Vengeance is in my heart, death in my hand,
Blood and revenge are hammering in my head.

But why? Why the anger and hatred? By not answering that question, Shakespeare has inadvertently given us the most relevant 21st-century black character of any playwright in history. A character living in a society in which he is afforded all possible opportunities, while—even as he takes advantage of those opportunities—he harbors nothing but hostility toward the majority population, even if he can point to no specific reason why they deserve such enmity. His very identity is based upon hatred of whites. There’s no tidy origin story, no specific wrong that’s being avenged or injury that served as a catalyst for the rage. There’s just an angry black man who looks gift horses in the mouth and yanks their teeth for pleasure. A black man who finds more satisfaction in being at war than he does from achieving success.

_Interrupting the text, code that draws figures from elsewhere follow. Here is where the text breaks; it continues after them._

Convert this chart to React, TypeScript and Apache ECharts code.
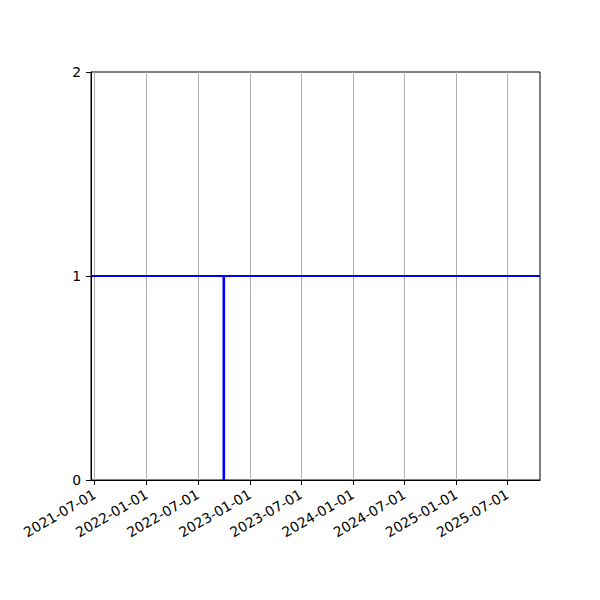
import React, { useEffect, useRef } from "react";
import * as echarts from "echarts";

const xRange = ["2021-06-18", "2025-10-24"];
const tickDates = [
  "2021-07-01", "2022-01-01", "2022-07-01", "2023-01-01", "2023-07-01",
  "2024-01-01", "2024-07-01", "2025-01-01", "2025-07-01",
];
const levelValue = 1;
const eventDate = "2022-10-01";
const eventRange = [0, 1];
const yTicks = [0, 1, 2];

const ts = (d: string) => {
  const [y, m, dd] = d.split("-").map(Number);
  return Date.UTC(y, m - 1, dd);
};
const pad = (n: number) => (n < 10 ? "0" + n : "" + n);
const fmt = (v: number) => {
  const d = new Date(v);
  return `${d.getUTCFullYear()}-${pad(d.getUTCMonth() + 1)}-${pad(d.getUTCDate())}`;
};

export default function App() {
  const ref = useRef<HTMLDivElement>(null);
  useEffect(() => {
    const chart = echarts.init(ref.current!, null, { renderer: "svg" });
    const font = "DejaVu Sans";
    const tickVals = tickDates.map(ts);
    chart.setOption({
      animation: false,
      textStyle: { fontFamily: font },
      grid: {
        left: 91,
        right: 60,
        top: 72,
        bottom: 120,
        show: true,
        borderColor: "#000",
        borderWidth: 1,
        backgroundColor: "transparent",
      },
      xAxis: {
        type: "value",
        min: ts(xRange[0]),
        max: ts(xRange[1]),
        axisLine: { show: true, onZero: false, lineStyle: { color: "#000", width: 1 } },
        axisTick: {
          show: true,
          length: 5,
          inside: false,
          lineStyle: { color: "#000", width: 1 },
          customValues: tickVals,
        },
        axisLabel: {
          customValues: tickVals,
          formatter: (v: number) => fmt(v),
          rotate: 30,
          color: "#000",
          fontSize: 13.9,
          fontFamily: font,
          margin: 13,
          hideOverlap: false,
        },
        splitLine: { show: true, lineStyle: { color: "#b0b0b0", width: 1 } },
      },
      yAxis: {
        type: "value",
        min: yTicks[0],
        max: yTicks[yTicks.length - 1],
        interval: 1,
        axisLine: { show: true, lineStyle: { color: "#000", width: 1 } },
        axisTick: { show: true, length: 5, lineStyle: { color: "#000", width: 1 } },
        axisLabel: { color: "#000", fontSize: 13.9, fontFamily: font, margin: 10 },
        splitLine: { show: false },
      },
      series: [
        {
          type: "line",
          data: [
            [ts(xRange[0]), levelValue],
            [ts(xRange[1]), levelValue],
          ],
          showSymbol: false,
          symbol: "none",
          lineStyle: { color: "#0000ff", width: 2 },
          silent: true,
        },
        {
          type: "line",
          data: [
            [ts(eventDate), eventRange[0]],
            [ts(eventDate), eventRange[1]],
          ],
          showSymbol: false,
          symbol: "none",
          lineStyle: { color: "#0000ff", width: 2.6 },
          silent: true,
        },
      ],
    });
    return () => chart.dispose();
  }, []);
  return (
    <div
      ref={ref}
      style={{ position: "fixed", left: 0, top: 0, width: 600, height: 600, background: "#fff" }}
    />
  );
}
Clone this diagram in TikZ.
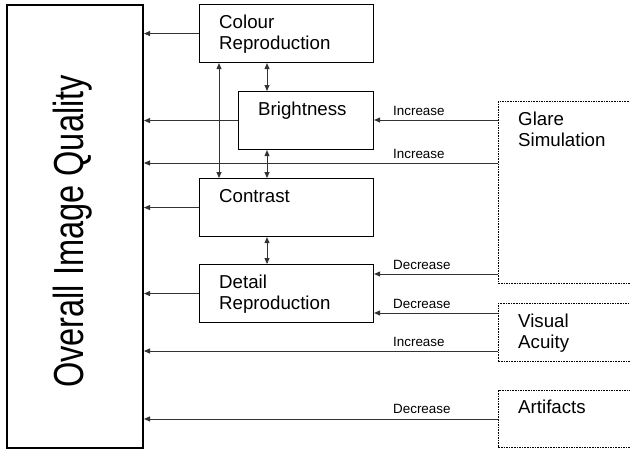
\documentclass[tikz,border=0pt]{standalone}
\usepackage{fontspec}
\setmainfont{Liberation Sans}
\usetikzlibrary{arrows.meta}
\begin{document}
\begin{tikzpicture}[x=1pt,y=-1pt,
  solidbox/.style={draw, line width=1.1pt, anchor=north west, inner sep=0pt},
  dashbox/.style={draw, line width=0.9pt, dash pattern=on 1.6pt off 1pt, anchor=north west, inner sep=0pt},
  boxtext/.style={anchor=base west, inner sep=0pt, align=left, font=\fontsize{18.7}{20.5}\selectfont},
  lbl/.style={anchor=base west, inner sep=0pt, font=\fontsize{13.4}{14}\selectfont},
  arr/.style={draw=black!80, line width=0.9pt, -{Triangle[length=6pt,width=5pt]}},
  dbl/.style={draw=black!80, line width=0.9pt, {Triangle[length=6pt,width=5pt]}-{Triangle[length=6pt,width=5pt]}}
]
\useasboundingbox (0,0) rectangle (630,448);

% main box
\node[draw, line width=2pt, anchor=north west, inner sep=0pt, minimum width=136pt, minimum height=443pt] (oiq) at (6,4) {};
\node[rotate=90, anchor=base, inner sep=0pt] (oiqt) at (83,231.5) {\scalebox{0.775}[1]{\fontsize{42}{42}\selectfont Overall Image Quality}};

% middle boxes
\node[solidbox, minimum width=174pt, minimum height=58pt] (colour) at (199,4) {};
\node[solidbox, minimum width=135pt, minimum height=58pt] (bright) at (238,91) {};
\node[solidbox, minimum width=174pt, minimum height=58pt] (contrast) at (199,178) {};
\node[solidbox, minimum width=174pt, minimum height=58pt] (detail) at (199,264) {};

% multi-line texts are anchored on the baseline of their last line
\node[boxtext] (colourt) at (219,49) {Colour\\Reproduction};
\node[boxtext] (brightt) at (258,115) {Brightness};
\node[boxtext] (contrastt) at (219,202) {Contrast};
\node[boxtext] (detailt) at (219,309) {Detail\\Reproduction};

% right dashed boxes
\node[dashbox, minimum width=160pt, minimum height=182pt] (glare) at (498,101) {};
\node[dashbox, minimum width=160pt, minimum height=58pt] (visual) at (498,303) {};
\node[dashbox, minimum width=160pt, minimum height=57pt] (artif) at (498,390) {};

\node[boxtext] (glaret) at (518,146) {Glare\\Simulation};
\node[boxtext] (visualt) at (518,348) {Visual\\Acuity};
\node[boxtext] (artift) at (518,413) {Artifacts};

% arrows into main box
\draw[arr] (colour.west) -- (oiq.east |- colour.west);
\draw[arr] (bright.west) -- (oiq.east |- bright.west);
\draw[arr] (contrast.west) -- (oiq.east |- contrast.west);
\draw[arr] (detail.west) -- (oiq.east |- detail.west);

\coordinate (g1) at (498,120);
\coordinate (g2) at (498,163);
\coordinate (g3) at (498,274);
\coordinate (v1) at (498,313);
\coordinate (v2) at (498,351);

\draw[arr] (glare.west |- g1) -- (bright.east |- g1);
\draw[arr] (glare.west |- g2) -- (oiq.east |- g2);
\draw[arr] (glare.west |- g3) -- (detail.east |- g3);
\draw[arr] (visual.west |- v1) -- (detail.east |- v1);
\draw[arr] (visual.west |- v2) -- (oiq.east |- v2);
\draw[arr] (artif.west) -- (oiq.east |- artif.west);

\node[lbl] (l1) at (393,115) {Increase};
\node[lbl] (l2) at (393,158) {Increase};
\node[lbl] (l3) at (393,269) {Decrease};
\node[lbl] (l4) at (393,308) {Decrease};
\node[lbl] (l5) at (393,346) {Increase};
\node[lbl] (l6) at (393,413) {Decrease};

% vertical double arrows
\draw[dbl] ([xshift=20pt]colour.south west) -- ([xshift=20pt]contrast.north west);
\draw[dbl] ([xshift=68pt]colour.south west) -- ([xshift=29pt]bright.north west);
\draw[dbl] ([xshift=29pt]bright.south west) -- ([xshift=68pt]contrast.north west);
\draw[dbl] ([xshift=68pt]contrast.south west) -- ([xshift=68pt]detail.north west);
\end{tikzpicture}
\end{document}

A black man who feels entitled to that war, even if he cannot name a single concrete reason why he should be.

Behold the black New York Times and Washington Post and MSNBC journalists and the black Biden administration officials and the black Hollywood producers and the black athletes and academics who live lives that would make most people green with envy, yet who seem to find fulfillment only in antiwhite, anti-West rage.

Vengeance is in my heart, death in my hand,
Blood and revenge are hammering in my head.

If you could hear the innermost thoughts of someone like the NYT’s Nikole Hannah-Jones, that’s exactly what would be playing on a loop.